### Given exercise
Return, without pictures, the lines from the start of the data through the one that contains "from matplotlib.lines import Line2D".

### Source excerpt
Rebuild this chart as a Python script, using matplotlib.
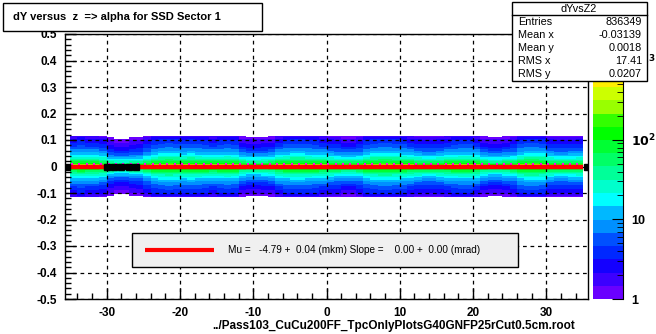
import numpy as np
import matplotlib
matplotlib.use("Agg")
import matplotlib.pyplot as plt
from matplotlib.colors import ListedColormap, BoundaryNorm
from matplotlib.patches import Rectangle
from matplotlib.lines import Line2D

plt.rcParams['font.family'] = ['Liberation Sans', 'DejaVu Sans']
plt.rcParams['axes.unicode_minus'] = False

W, H = 656, 334

# dYvsZ2 histogram: z bins of 0.5, dY bins of 0.005
z_edges = np.arange(-35.0, 35.01, 0.5)
dy_edges = np.arange(-0.115, 0.1151, 0.005)

# counts per dY bin (from -0.1125 up to +0.1125)
dy_counts = [1.5, 2, 2.5, 3, 3, 3.5, 4, 4.5, 5, 6, 7, 8, 10, 12, 15, 18,
             24, 32, 45, 65, 100, 180, 1500,
             1800, 220, 110, 70, 48, 34, 25, 19, 15, 12, 10, 8, 7, 6, 5,
             4.5, 4, 3.5, 3, 3, 2.5, 2, 1.5]

# relative density along z, one value per unit of z (-35 ... 34)
z_density = [1.0, 1.1, 1.0, 1.0, 0.9,
             0.5, 0.45, 0.45, 0.5, 0.55,
             0.8, 1.1, 1.3, 1.4, 1.3, 1.2,
             1.3, 1.2, 1.1, 1.0, 1.1, 1.2, 1.1,
             0.7, 0.6, 0.6, 0.65, 0.7,
             1.0, 1.2, 1.3, 1.3, 1.2, 1.1, 1.0,
             0.9, 0.8, 0.7, 0.7, 0.8,
             1.1, 1.3, 1.4, 1.4, 1.3, 1.2, 1.0,
             0.9, 0.8, 0.8, 0.9, 1.0, 1.1,
             1.2, 1.2, 1.0,
             0.7, 0.6, 0.6, 0.7, 0.8,
             1.2, 1.4, 1.4, 1.3,
             0.9, 0.8, 0.8, 0.85, 0.9]

# profile points that stand off the fitted line
prof_z = [-35.4, -30.0, -29.0, -28.0, -27.0, -26.0, 35.5]
prof_y = [0.0, 0.0, 0.0, 0.0, 0.0, 0.0, 0.0]
prof_err = [0.004, 0.004, 0.004, 0.004, 0.004, 0.004, 0.004]

# fit result
mu_mkm, mu_err = -4.79, 0.04
slope_mrad, slope_err = 0.00, 0.00

stats = [("Entries", "836349"), ("Mean x", "-0.03139"), ("Mean y", "0.0018"),
         ("RMS x", "17.41"), ("RMS y", "0.0207")]

palette = ['#6a00ff', '#3c00ff', '#1400ff', '#0028ff', '#0050ff', '#0090ff',
           '#00b8ff', '#00ffff', '#00ffcc', '#00ff99', '#00ff66', '#00ff33',
           '#00ff00', '#33ff00', '#99ff00', '#ccff00', '#ffee00', '#ffa500',
           '#ff6600', '#ff0000']
levels = np.logspace(0, 3.33, len(palette) + 1)

counts = np.outer(dy_counts, np.repeat(z_density, 2))
counts = np.ma.masked_less(counts, 1.0)

cmap = ListedColormap(palette)
cmap.set_over(palette[-1])
norm = BoundaryNorm(levels, cmap.N, clip=True)

fig = plt.figure(figsize=(W / 100, H / 100), dpi=100)
fig.patch.set_facecolor('white')


def frac(x0, y0, x1, y1):
    return [x0 / W, 1 - y1 / H, (x1 - x0) / W, (y1 - y0) / H]


ax = fig.add_axes(frac(65, 34, 588, 299))
ax.pcolormesh(z_edges, dy_edges, counts, cmap=cmap, norm=norm, zorder=1)
ax.set_xlim(-35.7, 35.7)
ax.set_ylim(-0.5, 0.5)

ax.set_xticks(np.arange(-30, 31, 10))
ax.set_xticks(np.arange(-34, 35, 2), minor=True)
ax.set_yticks(np.round(np.arange(-0.5, 0.51, 0.1), 1))
ax.set_yticks(np.arange(-0.5, 0.5, 0.02), minor=True)
ax.set_yticklabels(['-0.5', '-0.4', '-0.3', '-0.2', '-0.1', '0',
                    '0.1', '0.2', '0.3', '0.4', '0.5'])
ax.tick_params(which='both', direction='in', top=False, right=False,
               labelsize=8.5, width=1, pad=6)
ax.tick_params(which='major', length=8)
ax.tick_params(which='minor', length=4)
for lab in ax.get_xticklabels() + ax.get_yticklabels():
    lab.set_fontweight('bold')
ax.set_axisbelow(False)
ax.grid(True, which='major', color='black', linestyle=(0, (3, 3)), linewidth=0.9)
for sp in ax.spines.values():
    sp.set_linewidth(1)

# fitted straight line dY = mu + slope*z
zf = np.array([-35.0, 35.0])
ax.plot(zf, mu_mkm * 1e-4 + slope_mrad * 1e-3 * zf, color='red', lw=3.2,
        zorder=4, solid_capstyle='butt')

# magenta markers just above the line
ax.plot(z_edges[:-1:2] + 0.25, np.full(len(z_edges[:-1:2]), 0.008), 's',
        color='#ff00ff', ms=1.6, mew=0, zorder=3)

ax.errorbar(prof_z, prof_y, yerr=prof_err, fmt='s', color='black', ms=4,
            elinewidth=2, capsize=0, zorder=5)
ax.plot([-30.3, -25.8], [0.0, 0.0], color='black', lw=4.2, zorder=5,
        solid_capstyle='butt')

fig.text(575 / W, 1 - 326 / H,
         '../Pass103_CuCu200FF_TpcOnlyPlotsG40GNFP25rCut0.5cm.root',
         ha='right', va='center', fontsize=8.5, fontweight='bold')

# colour scale
cax = fig.add_axes(frac(593, 34, 623, 299))
for i, c in enumerate(palette):
    cax.axhspan(levels[i], levels[i + 1], color=c, lw=0)
cax.set_yscale('log')
cax.set_ylim(levels[0], levels[-1])
cax.set_xlim(0, 1)
cax.set_xticks([])
cax.yaxis.tick_right()
cax.set_yticks([1, 10, 100, 1000])
cax.set_yticklabels(['1', '10', r'$\mathbf{10^{2}}$', r'$\mathbf{10^{3}}$'])
cax.tick_params(which='both', direction='in', right=True, left=False,
                labelsize=9, pad=6)
cax.tick_params(which='major', length=8)
cax.tick_params(which='minor', length=4)
for lab in cax.get_yticklabels():
    lab.set_fontweight('bold')
for sp in cax.spines.values():
    sp.set_visible(False)
cax.spines['right'].set_visible(True)

# title box
fig.patches.append(Rectangle((3 / W, 1 - 31 / H), 259 / W, 28 / H,
                             transform=fig.transFigure, facecolor='white',
                             edgecolor='black', lw=1, zorder=5))
fig.text(13 / W, 1 - 17 / H, 'dY versus  z  => alpha for SSD Sector 1',
         ha='left', va='center', fontsize=8, fontweight='bold', zorder=6)

# statistics box
fig.patches.append(Rectangle((512 / W, 1 - 81 / H), 135 / W, 79 / H,
                             transform=fig.transFigure, facecolor='white',
                             edgecolor='black', lw=1, zorder=5))
fig.lines.append(Line2D([512 / W, 647 / W], [1 - 15 / H, 1 - 15 / H],
                        transform=fig.transFigure, color='black', lw=1,
                        zorder=6))
fig.text(579 / W, 1 - 9 / H, 'dYvsZ2', ha='center', va='center',
         fontsize=7.8, zorder=6)
for k, (name, val) in enumerate(stats):
    yy = 1 - (22 + 13 * k) / H
    fig.text(518 / W, yy, name, ha='left', va='center', fontsize=7.8, zorder=6)
    fig.text(642 / W, yy, val, ha='right', va='center', fontsize=7.8, zorder=6)

# fit legend
fig.patches.append(Rectangle((132 / W, 1 - 267 / H), 386 / W, 34 / H,
                             transform=fig.transFigure, facecolor='#f0f0f0',
                             edgecolor='black', lw=1, zorder=5))
fig.lines.append(Line2D([145 / W, 214 / W], [1 - 250 / H, 1 - 250 / H],
                        transform=fig.transFigure, color='red', lw=3,
                        zorder=6, solid_capstyle='butt'))
fig.text(228 / W, 1 - 250 / H,
         'Mu =   %.2f +  %.2f (mkm) Slope =    %.2f +  %.2f (mrad)'
         % (mu_mkm, mu_err, slope_mrad, slope_err),
         ha='left', va='center', fontsize=7.2, zorder=6)

fig.savefig('out.png', dpi=100)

### Exercise result
Rebuild this chart as a Python script, using matplotlib.
import numpy as np
import matplotlib
matplotlib.use("Agg")
import matplotlib.pyplot as plt
from matplotlib.colors import ListedColormap, BoundaryNorm
from matplotlib.patches import Rectangle
from matplotlib.lines import Line2D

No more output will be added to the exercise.